◆ **Exercise**
Copy all lines that contain the word "this".

□ □ □

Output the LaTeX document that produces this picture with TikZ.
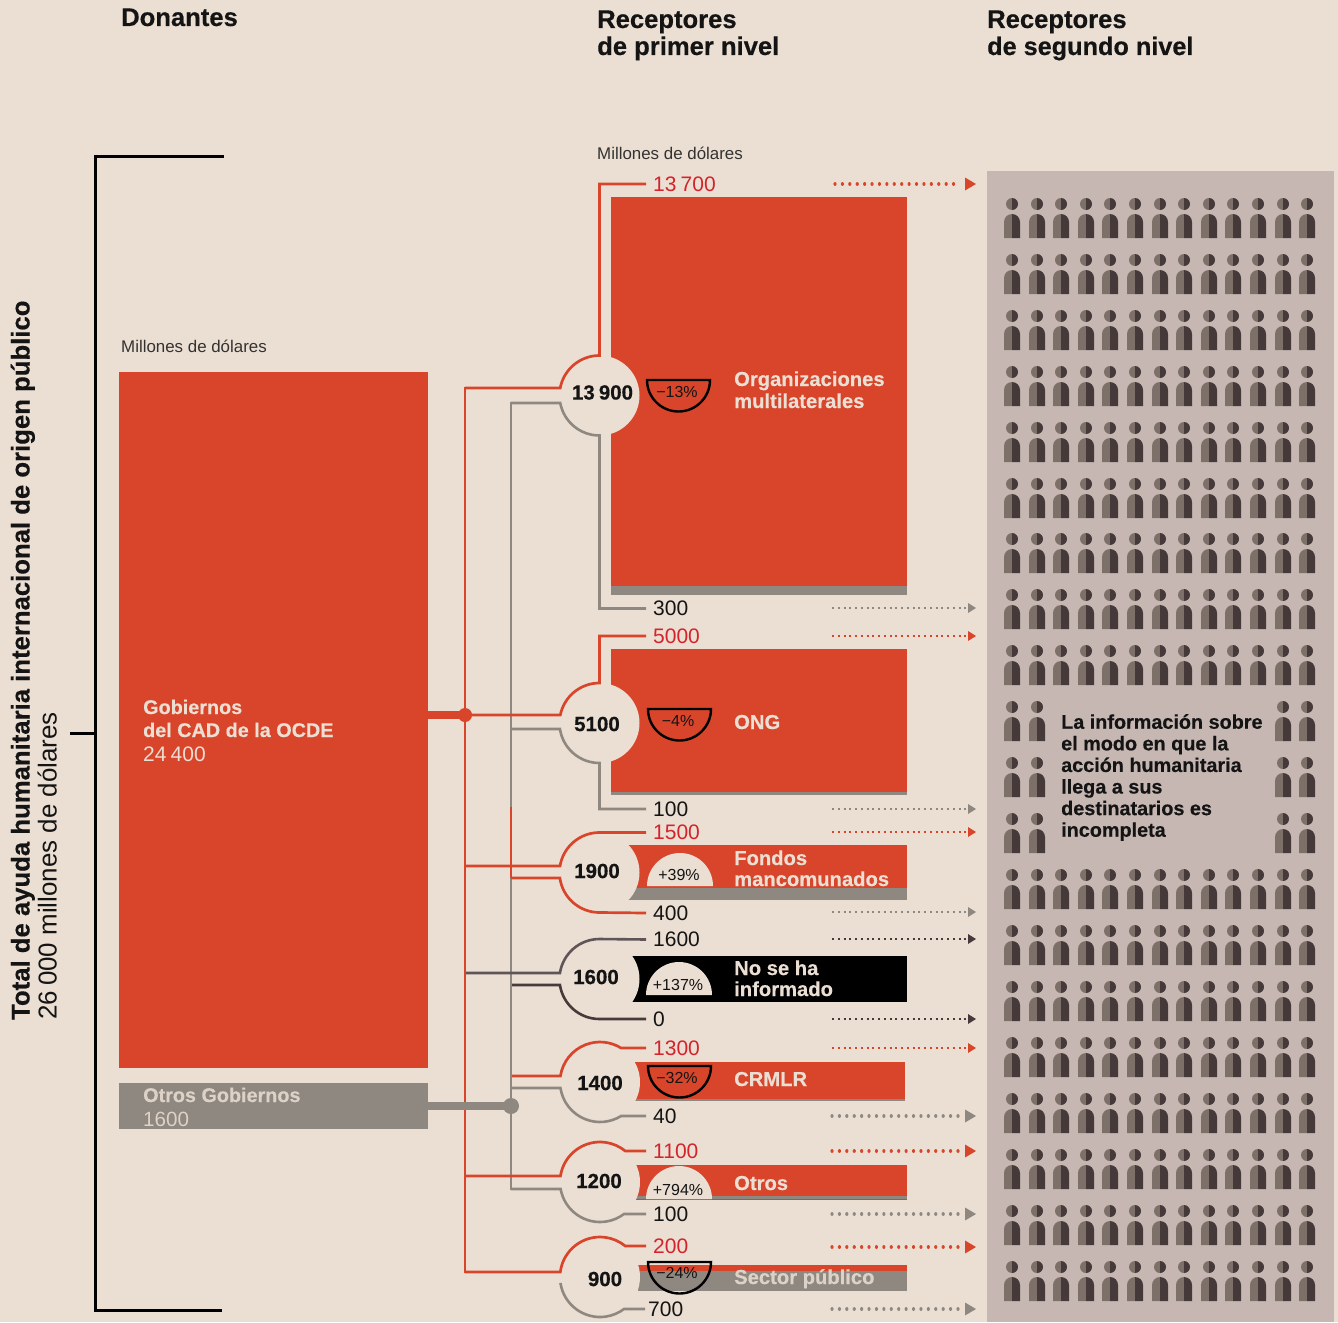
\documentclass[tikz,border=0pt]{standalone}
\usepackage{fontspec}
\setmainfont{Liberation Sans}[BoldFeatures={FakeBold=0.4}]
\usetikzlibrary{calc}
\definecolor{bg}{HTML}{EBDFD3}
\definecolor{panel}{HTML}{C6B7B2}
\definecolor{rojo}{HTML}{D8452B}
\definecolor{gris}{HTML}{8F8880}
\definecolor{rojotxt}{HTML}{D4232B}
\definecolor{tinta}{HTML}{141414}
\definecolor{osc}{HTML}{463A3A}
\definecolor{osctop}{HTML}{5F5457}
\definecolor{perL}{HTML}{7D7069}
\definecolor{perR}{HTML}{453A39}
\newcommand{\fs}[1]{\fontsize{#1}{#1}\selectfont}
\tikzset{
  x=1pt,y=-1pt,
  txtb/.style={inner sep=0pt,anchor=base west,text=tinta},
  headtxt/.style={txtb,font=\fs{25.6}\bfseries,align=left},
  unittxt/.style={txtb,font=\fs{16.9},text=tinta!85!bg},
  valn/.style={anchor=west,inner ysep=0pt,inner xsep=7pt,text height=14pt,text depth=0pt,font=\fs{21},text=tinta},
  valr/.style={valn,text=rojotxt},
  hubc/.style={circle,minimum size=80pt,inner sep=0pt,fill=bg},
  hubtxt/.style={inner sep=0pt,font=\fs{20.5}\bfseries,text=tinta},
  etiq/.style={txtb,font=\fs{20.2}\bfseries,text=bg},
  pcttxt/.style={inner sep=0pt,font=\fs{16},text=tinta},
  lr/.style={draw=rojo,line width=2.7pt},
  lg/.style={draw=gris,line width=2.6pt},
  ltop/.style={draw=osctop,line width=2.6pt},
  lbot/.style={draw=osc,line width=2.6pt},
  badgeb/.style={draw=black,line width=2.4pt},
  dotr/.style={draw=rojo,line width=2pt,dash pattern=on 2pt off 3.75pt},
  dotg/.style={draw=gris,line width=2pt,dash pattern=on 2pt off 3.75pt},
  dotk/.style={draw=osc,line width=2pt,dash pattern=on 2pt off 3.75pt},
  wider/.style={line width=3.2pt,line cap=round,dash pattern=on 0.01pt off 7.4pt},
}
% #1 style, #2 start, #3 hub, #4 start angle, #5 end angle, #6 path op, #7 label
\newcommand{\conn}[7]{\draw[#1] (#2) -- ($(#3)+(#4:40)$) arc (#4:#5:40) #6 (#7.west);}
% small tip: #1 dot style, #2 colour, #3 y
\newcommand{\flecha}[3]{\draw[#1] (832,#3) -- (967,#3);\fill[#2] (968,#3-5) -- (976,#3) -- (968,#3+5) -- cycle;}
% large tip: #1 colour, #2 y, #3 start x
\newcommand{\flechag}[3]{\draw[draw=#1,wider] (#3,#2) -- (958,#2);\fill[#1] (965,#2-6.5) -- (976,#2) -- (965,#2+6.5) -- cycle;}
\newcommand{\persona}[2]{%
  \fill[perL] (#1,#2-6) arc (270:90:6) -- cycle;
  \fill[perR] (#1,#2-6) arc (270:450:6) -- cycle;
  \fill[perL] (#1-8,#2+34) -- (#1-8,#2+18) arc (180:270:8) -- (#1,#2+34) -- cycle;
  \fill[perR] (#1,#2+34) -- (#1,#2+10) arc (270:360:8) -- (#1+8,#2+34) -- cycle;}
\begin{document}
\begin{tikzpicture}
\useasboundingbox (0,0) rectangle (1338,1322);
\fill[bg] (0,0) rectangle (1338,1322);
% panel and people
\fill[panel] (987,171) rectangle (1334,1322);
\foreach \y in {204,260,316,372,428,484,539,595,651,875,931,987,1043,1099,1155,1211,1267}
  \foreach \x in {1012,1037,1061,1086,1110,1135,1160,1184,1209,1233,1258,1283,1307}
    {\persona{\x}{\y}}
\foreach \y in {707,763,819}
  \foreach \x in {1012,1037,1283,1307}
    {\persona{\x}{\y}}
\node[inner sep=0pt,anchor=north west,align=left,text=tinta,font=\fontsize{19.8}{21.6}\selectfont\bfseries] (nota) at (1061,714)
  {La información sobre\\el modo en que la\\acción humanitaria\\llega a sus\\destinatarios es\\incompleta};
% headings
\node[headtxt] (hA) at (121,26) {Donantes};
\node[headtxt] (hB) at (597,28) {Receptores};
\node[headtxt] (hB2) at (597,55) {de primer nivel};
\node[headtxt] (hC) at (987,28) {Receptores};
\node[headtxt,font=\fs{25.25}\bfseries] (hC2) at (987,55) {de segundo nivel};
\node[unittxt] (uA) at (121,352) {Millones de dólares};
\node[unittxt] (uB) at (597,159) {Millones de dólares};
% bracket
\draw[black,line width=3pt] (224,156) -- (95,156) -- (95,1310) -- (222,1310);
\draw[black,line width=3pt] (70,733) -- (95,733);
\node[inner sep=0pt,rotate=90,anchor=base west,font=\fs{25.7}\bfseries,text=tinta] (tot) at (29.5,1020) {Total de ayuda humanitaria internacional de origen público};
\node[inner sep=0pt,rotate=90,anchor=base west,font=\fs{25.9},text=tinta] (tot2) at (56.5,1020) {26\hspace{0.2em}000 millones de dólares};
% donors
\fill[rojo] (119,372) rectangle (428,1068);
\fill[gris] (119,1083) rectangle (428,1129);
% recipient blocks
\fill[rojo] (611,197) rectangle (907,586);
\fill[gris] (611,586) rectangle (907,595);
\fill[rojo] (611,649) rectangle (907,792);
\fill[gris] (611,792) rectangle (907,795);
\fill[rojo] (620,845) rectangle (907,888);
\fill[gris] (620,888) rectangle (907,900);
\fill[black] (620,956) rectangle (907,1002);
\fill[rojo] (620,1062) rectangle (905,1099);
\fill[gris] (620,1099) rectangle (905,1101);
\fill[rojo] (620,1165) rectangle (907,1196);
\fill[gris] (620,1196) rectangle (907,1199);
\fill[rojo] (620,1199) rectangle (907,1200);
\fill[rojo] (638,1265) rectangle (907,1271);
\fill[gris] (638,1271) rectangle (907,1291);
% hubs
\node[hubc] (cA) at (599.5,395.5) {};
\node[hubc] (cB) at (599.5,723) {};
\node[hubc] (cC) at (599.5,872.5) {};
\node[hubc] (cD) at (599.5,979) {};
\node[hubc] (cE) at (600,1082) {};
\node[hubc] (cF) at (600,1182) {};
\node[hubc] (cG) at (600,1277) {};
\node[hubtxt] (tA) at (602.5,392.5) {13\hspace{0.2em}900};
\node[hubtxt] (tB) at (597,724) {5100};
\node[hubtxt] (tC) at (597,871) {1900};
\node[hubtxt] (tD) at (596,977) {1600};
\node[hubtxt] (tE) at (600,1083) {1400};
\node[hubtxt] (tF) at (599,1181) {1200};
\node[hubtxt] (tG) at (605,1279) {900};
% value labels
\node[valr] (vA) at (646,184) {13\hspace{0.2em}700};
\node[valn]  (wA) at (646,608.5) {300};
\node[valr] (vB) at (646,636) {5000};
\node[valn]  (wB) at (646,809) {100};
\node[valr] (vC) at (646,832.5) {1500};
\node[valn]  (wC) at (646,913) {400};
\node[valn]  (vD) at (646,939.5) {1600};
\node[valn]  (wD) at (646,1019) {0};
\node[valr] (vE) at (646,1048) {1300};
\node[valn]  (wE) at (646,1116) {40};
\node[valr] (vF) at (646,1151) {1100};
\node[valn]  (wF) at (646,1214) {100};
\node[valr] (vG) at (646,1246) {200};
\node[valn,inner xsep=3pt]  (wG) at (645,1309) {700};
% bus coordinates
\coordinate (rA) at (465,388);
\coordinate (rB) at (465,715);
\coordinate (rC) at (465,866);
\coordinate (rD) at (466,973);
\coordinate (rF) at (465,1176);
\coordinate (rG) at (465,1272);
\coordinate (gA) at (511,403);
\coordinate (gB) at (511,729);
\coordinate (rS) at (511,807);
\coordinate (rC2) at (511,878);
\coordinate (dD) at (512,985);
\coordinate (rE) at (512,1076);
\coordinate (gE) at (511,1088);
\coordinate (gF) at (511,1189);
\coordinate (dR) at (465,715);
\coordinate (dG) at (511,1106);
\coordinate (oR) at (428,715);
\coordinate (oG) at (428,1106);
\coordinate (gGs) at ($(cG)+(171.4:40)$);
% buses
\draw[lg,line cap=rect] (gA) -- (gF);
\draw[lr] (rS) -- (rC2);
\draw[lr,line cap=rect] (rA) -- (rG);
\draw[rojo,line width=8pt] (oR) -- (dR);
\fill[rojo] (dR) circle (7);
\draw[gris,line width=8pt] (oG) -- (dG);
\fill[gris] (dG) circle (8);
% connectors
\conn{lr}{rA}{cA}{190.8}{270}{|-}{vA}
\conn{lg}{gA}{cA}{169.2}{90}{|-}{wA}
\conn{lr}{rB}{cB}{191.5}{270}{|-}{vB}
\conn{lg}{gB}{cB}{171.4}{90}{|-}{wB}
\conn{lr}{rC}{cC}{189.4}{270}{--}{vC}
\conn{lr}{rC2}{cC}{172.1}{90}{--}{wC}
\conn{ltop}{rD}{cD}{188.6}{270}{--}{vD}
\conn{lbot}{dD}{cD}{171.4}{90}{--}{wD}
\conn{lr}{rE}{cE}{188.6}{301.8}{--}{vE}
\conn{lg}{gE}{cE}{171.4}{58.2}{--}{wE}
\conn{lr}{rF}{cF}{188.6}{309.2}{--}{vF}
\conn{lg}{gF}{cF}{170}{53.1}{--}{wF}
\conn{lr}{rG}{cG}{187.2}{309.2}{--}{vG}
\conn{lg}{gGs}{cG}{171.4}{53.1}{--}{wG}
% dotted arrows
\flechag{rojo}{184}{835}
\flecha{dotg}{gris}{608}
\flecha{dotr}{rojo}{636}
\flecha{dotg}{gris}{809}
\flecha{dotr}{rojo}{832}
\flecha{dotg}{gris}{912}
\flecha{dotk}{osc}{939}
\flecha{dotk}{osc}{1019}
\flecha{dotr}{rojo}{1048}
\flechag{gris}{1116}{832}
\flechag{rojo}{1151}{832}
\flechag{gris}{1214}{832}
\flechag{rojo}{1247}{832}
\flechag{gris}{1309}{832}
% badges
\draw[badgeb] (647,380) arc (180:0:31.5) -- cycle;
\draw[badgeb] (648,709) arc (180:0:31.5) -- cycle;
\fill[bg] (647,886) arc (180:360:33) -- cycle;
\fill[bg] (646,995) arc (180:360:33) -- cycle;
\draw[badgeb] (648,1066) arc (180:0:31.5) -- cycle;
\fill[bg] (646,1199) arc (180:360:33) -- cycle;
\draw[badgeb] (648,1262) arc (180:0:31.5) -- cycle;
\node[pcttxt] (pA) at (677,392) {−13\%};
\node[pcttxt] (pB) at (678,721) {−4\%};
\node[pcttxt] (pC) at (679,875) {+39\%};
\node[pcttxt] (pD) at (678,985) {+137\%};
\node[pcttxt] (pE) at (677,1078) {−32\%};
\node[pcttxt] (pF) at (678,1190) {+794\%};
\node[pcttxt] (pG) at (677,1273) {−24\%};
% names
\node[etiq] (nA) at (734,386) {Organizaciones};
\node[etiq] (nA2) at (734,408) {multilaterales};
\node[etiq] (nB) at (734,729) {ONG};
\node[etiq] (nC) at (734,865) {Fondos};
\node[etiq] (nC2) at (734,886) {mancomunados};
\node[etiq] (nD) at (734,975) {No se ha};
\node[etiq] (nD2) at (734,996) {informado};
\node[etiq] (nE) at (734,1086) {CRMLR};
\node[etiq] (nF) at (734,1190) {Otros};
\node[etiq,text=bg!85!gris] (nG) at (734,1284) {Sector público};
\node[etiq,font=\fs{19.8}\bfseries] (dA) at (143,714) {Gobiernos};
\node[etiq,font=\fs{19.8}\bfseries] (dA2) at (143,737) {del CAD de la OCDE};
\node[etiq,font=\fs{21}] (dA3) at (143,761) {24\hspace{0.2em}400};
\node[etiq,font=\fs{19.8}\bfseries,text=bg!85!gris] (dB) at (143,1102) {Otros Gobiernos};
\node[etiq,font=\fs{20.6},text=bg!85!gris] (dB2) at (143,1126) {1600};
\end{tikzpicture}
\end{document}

□ □ □

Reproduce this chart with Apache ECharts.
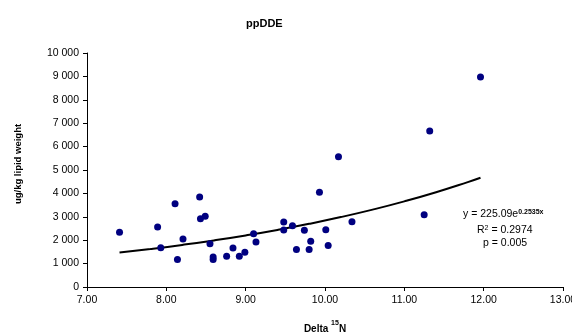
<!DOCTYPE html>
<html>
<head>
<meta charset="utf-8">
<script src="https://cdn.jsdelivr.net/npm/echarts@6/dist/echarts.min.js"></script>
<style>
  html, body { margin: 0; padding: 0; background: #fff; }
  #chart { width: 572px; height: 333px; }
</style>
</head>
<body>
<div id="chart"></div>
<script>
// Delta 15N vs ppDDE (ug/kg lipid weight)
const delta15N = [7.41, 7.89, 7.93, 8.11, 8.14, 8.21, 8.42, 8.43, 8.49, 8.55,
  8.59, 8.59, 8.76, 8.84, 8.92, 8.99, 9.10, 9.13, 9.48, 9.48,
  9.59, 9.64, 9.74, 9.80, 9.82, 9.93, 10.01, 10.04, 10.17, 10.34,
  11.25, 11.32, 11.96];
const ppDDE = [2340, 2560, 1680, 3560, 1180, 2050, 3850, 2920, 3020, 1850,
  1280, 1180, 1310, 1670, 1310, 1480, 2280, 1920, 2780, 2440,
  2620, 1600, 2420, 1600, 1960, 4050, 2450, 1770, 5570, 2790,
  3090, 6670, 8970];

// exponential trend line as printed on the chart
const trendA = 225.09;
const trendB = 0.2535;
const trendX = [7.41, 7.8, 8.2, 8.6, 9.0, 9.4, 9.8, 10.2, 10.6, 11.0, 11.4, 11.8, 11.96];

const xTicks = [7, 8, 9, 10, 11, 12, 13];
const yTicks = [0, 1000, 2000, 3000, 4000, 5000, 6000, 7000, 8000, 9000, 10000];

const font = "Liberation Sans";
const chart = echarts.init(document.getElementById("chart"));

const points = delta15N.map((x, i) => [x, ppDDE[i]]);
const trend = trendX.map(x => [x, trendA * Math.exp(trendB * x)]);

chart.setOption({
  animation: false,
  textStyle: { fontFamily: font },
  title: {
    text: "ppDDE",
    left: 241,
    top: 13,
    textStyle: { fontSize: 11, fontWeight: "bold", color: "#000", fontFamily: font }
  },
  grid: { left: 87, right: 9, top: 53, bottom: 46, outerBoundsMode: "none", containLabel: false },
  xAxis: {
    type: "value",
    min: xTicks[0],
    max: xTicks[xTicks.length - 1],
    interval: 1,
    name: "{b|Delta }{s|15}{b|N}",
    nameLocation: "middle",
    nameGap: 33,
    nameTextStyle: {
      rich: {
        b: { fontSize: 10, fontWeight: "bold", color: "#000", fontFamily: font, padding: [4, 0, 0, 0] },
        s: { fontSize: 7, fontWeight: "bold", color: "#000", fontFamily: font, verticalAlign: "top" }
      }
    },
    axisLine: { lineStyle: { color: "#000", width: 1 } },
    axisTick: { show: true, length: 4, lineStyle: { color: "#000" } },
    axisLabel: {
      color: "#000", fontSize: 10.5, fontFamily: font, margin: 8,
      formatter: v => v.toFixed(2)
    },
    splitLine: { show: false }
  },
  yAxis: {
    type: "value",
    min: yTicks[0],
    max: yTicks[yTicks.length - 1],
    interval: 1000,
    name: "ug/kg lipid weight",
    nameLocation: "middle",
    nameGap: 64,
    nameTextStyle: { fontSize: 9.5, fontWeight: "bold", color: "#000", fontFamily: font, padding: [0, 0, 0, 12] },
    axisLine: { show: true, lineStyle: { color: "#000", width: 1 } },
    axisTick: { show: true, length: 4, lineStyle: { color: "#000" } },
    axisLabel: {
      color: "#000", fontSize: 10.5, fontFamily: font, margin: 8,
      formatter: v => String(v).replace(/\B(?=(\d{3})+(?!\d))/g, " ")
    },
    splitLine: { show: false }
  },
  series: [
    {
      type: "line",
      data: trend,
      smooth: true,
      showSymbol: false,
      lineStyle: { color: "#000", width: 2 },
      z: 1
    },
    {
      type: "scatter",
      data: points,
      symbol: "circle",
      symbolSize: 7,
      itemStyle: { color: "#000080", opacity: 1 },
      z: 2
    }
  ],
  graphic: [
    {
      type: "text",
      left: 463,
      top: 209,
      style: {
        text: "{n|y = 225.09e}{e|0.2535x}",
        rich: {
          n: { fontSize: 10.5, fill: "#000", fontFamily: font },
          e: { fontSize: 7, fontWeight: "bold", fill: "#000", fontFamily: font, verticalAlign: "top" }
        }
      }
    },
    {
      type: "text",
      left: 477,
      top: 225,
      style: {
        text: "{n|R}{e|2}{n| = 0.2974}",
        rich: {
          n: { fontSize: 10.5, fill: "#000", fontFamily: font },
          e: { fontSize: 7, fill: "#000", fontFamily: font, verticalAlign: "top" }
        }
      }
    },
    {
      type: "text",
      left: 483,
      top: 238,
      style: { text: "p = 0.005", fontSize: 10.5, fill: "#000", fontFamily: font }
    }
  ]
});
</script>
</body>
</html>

□ □ □

◆ **Written solution**
Output the LaTeX document that produces this picture with TikZ.
Reproduce this chart with Apache ECharts.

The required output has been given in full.